-- START Data records --

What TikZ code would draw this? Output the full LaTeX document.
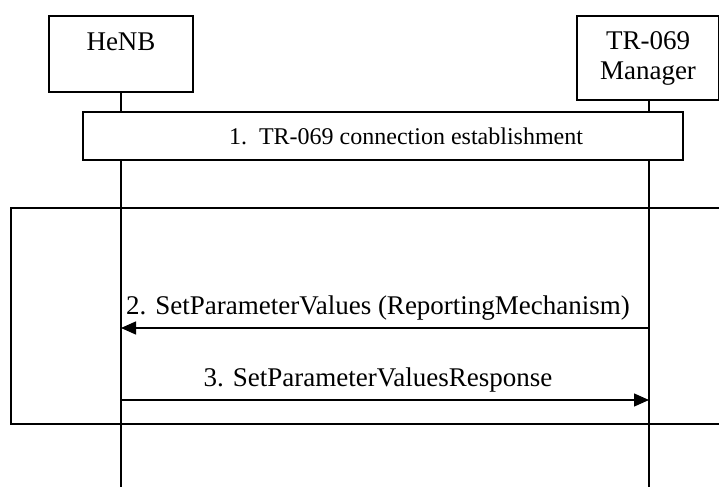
\documentclass[tikz,border=0pt]{standalone}
\usepackage{fontspec}
\setmainfont{Liberation Serif}
\usetikzlibrary{arrows.meta,positioning}

\begin{document}
\begin{tikzpicture}[
  x=0.5pt, y=-0.5pt,
  font=\fontsize{13.5}{15}\selectfont,
  actor/.style={draw,line width=0.75pt,align=center,minimum width=72pt,inner sep=0pt},
  stepbox/.style={draw,line width=0.7pt,fill=white,minimum width=300pt,minimum height=24pt},
  lifeline/.style={line width=0.7pt},
  msg/.style={-{Triangle[length=7.5pt,width=6.5pt]},line width=0.7pt},
  frame/.style={draw,line width=0.7pt},
]
\clip (0,0) rectangle (719,487);
\useasboundingbox (0,0) rectangle (719,487);

%% ---- Actors ----------------------------------------------------------------
\node[actor, minimum height=38pt] (henb) at (121,54) {HeNB\\[-3pt]\mbox{}};
\node[actor, minimum width=71pt, minimum height=42pt] (mgr) at (648,58) {TR-069\\Manager};

%% ---- Lifelines -------------------------------------------------------------
\coordinate (henbend) at (121,487);
\coordinate (mgrend)  at (649,487);
\draw[lifeline] (henb.south) -- (henbend);
\draw[lifeline] (mgr.south -| mgrend) -- (mgrend);

%% ---- Step 1 ----------------------------------------------------------------
\node[stepbox, label={[xshift=11.5pt,font=\fontsize{12}{14}\selectfont]center:1.\ \ TR-069 connection establishment}] (conn) at (383,136) {};

%% ---- Frame round steps 2 and 3 ---------------------------------------------
\coordinate (frametl) at (11,208);
\coordinate (framebr) at (730,424);
\draw[frame] (frametl) rectangle (framebr);

%% ---- Messages --------------------------------------------------------------
\coordinate (setmgr)  at (649,328);
\coordinate (sethenb) at (121,328);
\coordinate (resphenb) at (121,400);
\coordinate (respmgr)  at (649,400);
\draw[msg] (setmgr) -- node[above,xshift=-3.5pt]{2. SetParameterValues (ReportingMechanism)} (sethenb);
\draw[msg] (resphenb) -- node[above,xshift=-3.5pt]{3. SetParameterValuesResponse} (respmgr);

\end{tikzpicture}
\end{document}
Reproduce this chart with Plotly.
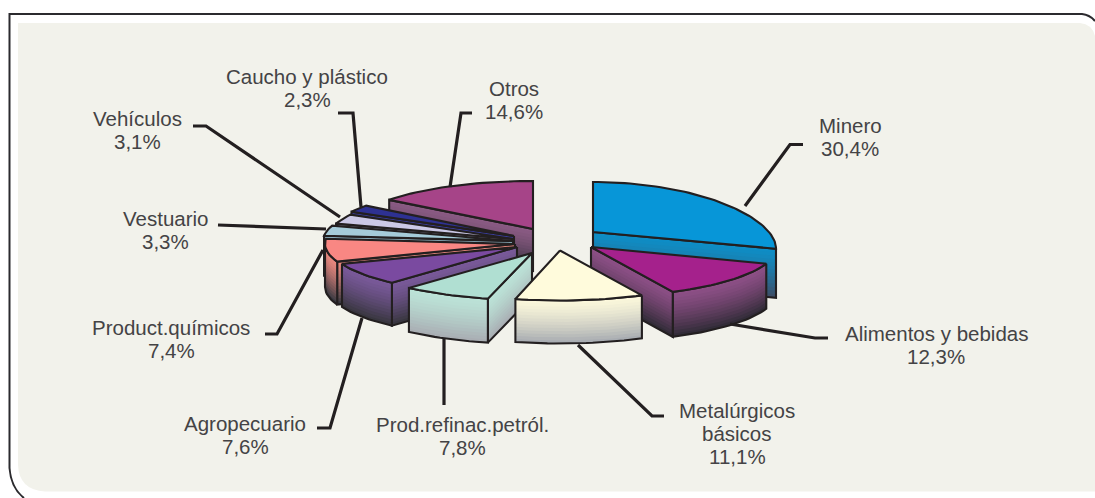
import math
import plotly.graph_objects as go

# ---- data ----
sectors = [["Minero"], ["Alimentos y bebidas"], ["Metalúrgicos", "básicos"], ["Prod.refinac.petról."],
           ["Agropecuario"], ["Product.químicos"], ["Vestuario"], ["Vehículos"], ["Caucho y plástico"], ["Otros"]]
shares = [30.4, 12.3, 11.1, 7.8, 7.6, 7.4, 3.3, 3.1, 2.3, 14.6]

# ---- styling ----
top_colors = ["#0796d8", "#a5218c", "#fffbdc", "#b0dfd2", "#7a4aa0", "#f98783", "#a5cbd9", "#cbc8e6", "#2e3192", "#a64488"]
wall_top = ["#0d8fc8", "#8f5088", "#fdf9dc", "#bce4d8", "#7b5a9c", "#ee8a80", "#96bccc", "#b5b2d2", "#3a3d9c", "#8d5c86"]
wall_bot = ["#3d4f68", "#322c38", "#a9adb2", "#a9aeb3", "#38363f", "#3a3a42", "#50606a", "#50506a", "#20205a", "#34303c"]
apex_x = [593, 591, 560, 532, 517, 515, 513, 513, 514, 533]
apex_y = [232, 247, 250.5, 253, 247, 244, 241, 239, 236, 229]
wall_h = [49, 45, 43, 44, 43, 43, 40, 40, 40, 42]
radius_x = [183, 186, 186, 184, 187, 190, 190, 186, 186, 181]
radius_y = [50, 50, 50, 47, 48, 50, 50, 50, 50, 48]
arc_stretch = [90 / 109.44, 1, 1, 1, 1, 1, 1, 1, 1, 1]
paint_order = [9, 0, 8, 7, 6, 5, 4, 3, 1, 2]
label_x = [850, 936, 737, 462, 245, 171, 165, 137, 307, 514]
label_y = [137, 345, 433, 436, 435, 339, 230, 130, 88, 100]
leaders = [
    [(803, 144.5), (790, 144.5), (745, 206)],
    [(828, 338), (815, 338), (730, 324)],
    [(664, 416), (652, 416), (578, 345)],
    [(444, 405), (444, 338)],
    [(317, 428), (330, 428), (362, 318)],
    [(265, 334), (277, 334), (323, 250)],
    [(218, 225), (326, 229)],
    [(193, 126), (206, 126), (340, 217)],
    [(338, 113), (353, 113), (361, 207)],
    [(472, 113), (461, 113), (450, 187)],
]
INK = "#231f20"
TEXT = "#444345"
PANEL = "#f2f2eb"
STRIPS = 14
LINE_GAP = 23

fig = go.Figure()


def rgb(h):
    return [int(h[i:i + 2], 16) for i in (1, 3, 5)]


def mix(a, b, t):
    ca, cb = rgb(a), rgb(b)
    return "rgb(%d,%d,%d)" % tuple(round(p + (q - p) * t) for p, q in zip(ca, cb))


def polygon(xs, ys, fill=None, line=None, width=2.1):
    fig.add_trace(go.Scatter(
        x=xs, y=ys, mode="lines", hoverinfo="skip", showlegend=False,
        fill="toself" if fill else "none", fillcolor=fill,
        line=dict(color=line or "rgba(0,0,0,0)", width=width if line else 0, shape="linear"),
    ))


def wall(xs, ys, h, c0, c1):
    for k in range(STRIPS):
        t = k / STRIPS
        px = xs + xs[::-1]
        py = [y + h * t for y in ys] + [y + h for y in ys[::-1]]
        polygon(px, py, fill=mix(c0, c1, ((k + 1) / STRIPS) ** 1.4))
    polygon(xs + xs[::-1] + xs[:1], ys + [y + h for y in ys[::-1]] + ys[:1], line=INK)


def point(i, deg):
    a = math.radians(deg)
    b = math.radians(min(deg * arc_stretch[i], 90)) if arc_stretch[i] != 1 else a
    return apex_x[i] + radius_x[i] * math.sin(b), apex_y[i] - radius_y[i] * math.cos(a)


def arc(i, d0, d1):
    n = max(2, int(abs(d1 - d0) / 2) + 1)
    pts = [point(i, d0 + (d1 - d0) * k / (n - 1)) for k in range(n)]
    return [p[0] for p in pts], [p[1] for p in pts]


total = sum(shares)
edges = [0]
for v in shares:
    edges.append(edges[-1] + v / total * 360)

for i in paint_order:
    a0, a1 = edges[i], edges[i + 1]
    h = wall_h[i]
    ax, ay = apex_x[i], apex_y[i]
    if a0 > 180:
        px, py = point(i, a0)
        wall([ax, px], [ay, py], h, wall_top[i], wall_bot[i])
    if a1 < 180:
        px, py = point(i, a1)
        wall([ax, px], [ay, py], h, wall_top[i], wall_bot[i])
    r0, r1 = max(a0, 90), min(a1, 270)
    if r1 > r0 and arc_stretch[i] == 1:
        xs, ys = arc(i, r0, r1)
        wall(xs, ys, h, wall_top[i], wall_bot[i])
    xs, ys = arc(i, a0, a1)
    polygon([ax] + xs + [ax], [ay] + ys + [ay], fill=top_colors[i], line=INK)

for path in leaders:
    fig.add_trace(go.Scatter(
        x=[p[0] for p in path], y=[p[1] for p in path], mode="lines",
        hoverinfo="skip", showlegend=False,
        line=dict(color=INK, width=3.2),
    ))

for name, v, x, y in zip(sectors, shares, label_x, label_y):
    rows = name + [f"{v:.1f}%".replace(".", ",")]
    for r, row in enumerate(rows):
        fig.add_annotation(
            x=x, y=y + (r - (len(rows) - 1) / 2) * LINE_GAP, xref="x", yref="y",
            showarrow=False, align="center", text=row,
            font=dict(family="Liberation Sans, Arial, sans-serif", size=20.5, color=TEXT),
        )

panel = "M 18 23 L 1080 23 Q 1092 24 1095 36 L 1095 491.5 L 45 491.5 Q 19 490 18 465 Z"
frame = "M 1095 21 Q 1090 15 1082 14 L 9.5 14 L 9.5 468 Q 11 488 24 498"
fig.update_layout(
    width=1095, height=498,
    margin=dict(l=0, r=0, t=0, b=0),
    paper_bgcolor="#ffffff", plot_bgcolor="#ffffff",
    xaxis=dict(range=[0, 1095], visible=False, fixedrange=True),
    yaxis=dict(range=[498, 0], visible=False, fixedrange=True),
    shapes=[
        dict(type="path", path=panel, xref="x", yref="y", fillcolor=PANEL, line=dict(width=0), layer="below"),
        dict(type="path", path=frame, xref="x", yref="y", line=dict(color="#2b2a2e", width=2), layer="below"),
    ],
)
fig.write_html("out.html", post_script="document.body.style.margin='0';document.body.style.overflow='hidden';",
               config={"displayModeBar": False})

-- END Data records --

Written request: Except for the pictures, write out exactly the lines from the line that contains "Reproduce this chart with Plotly." through the line that contains "3.1, 2.3, 14.6]", including both.

Response:
Reproduce this chart with Plotly.
import math
import plotly.graph_objects as go

# ---- data ----
sectors = [["Minero"], ["Alimentos y bebidas"], ["Metalúrgicos", "básicos"], ["Prod.refinac.petról."],
           ["Agropecuario"], ["Product.químicos"], ["Vestuario"], ["Vehículos"], ["Caucho y plástico"], ["Otros"]]
shares = [30.4, 12.3, 11.1, 7.8, 7.6, 7.4, 3.3, 3.1, 2.3, 14.6]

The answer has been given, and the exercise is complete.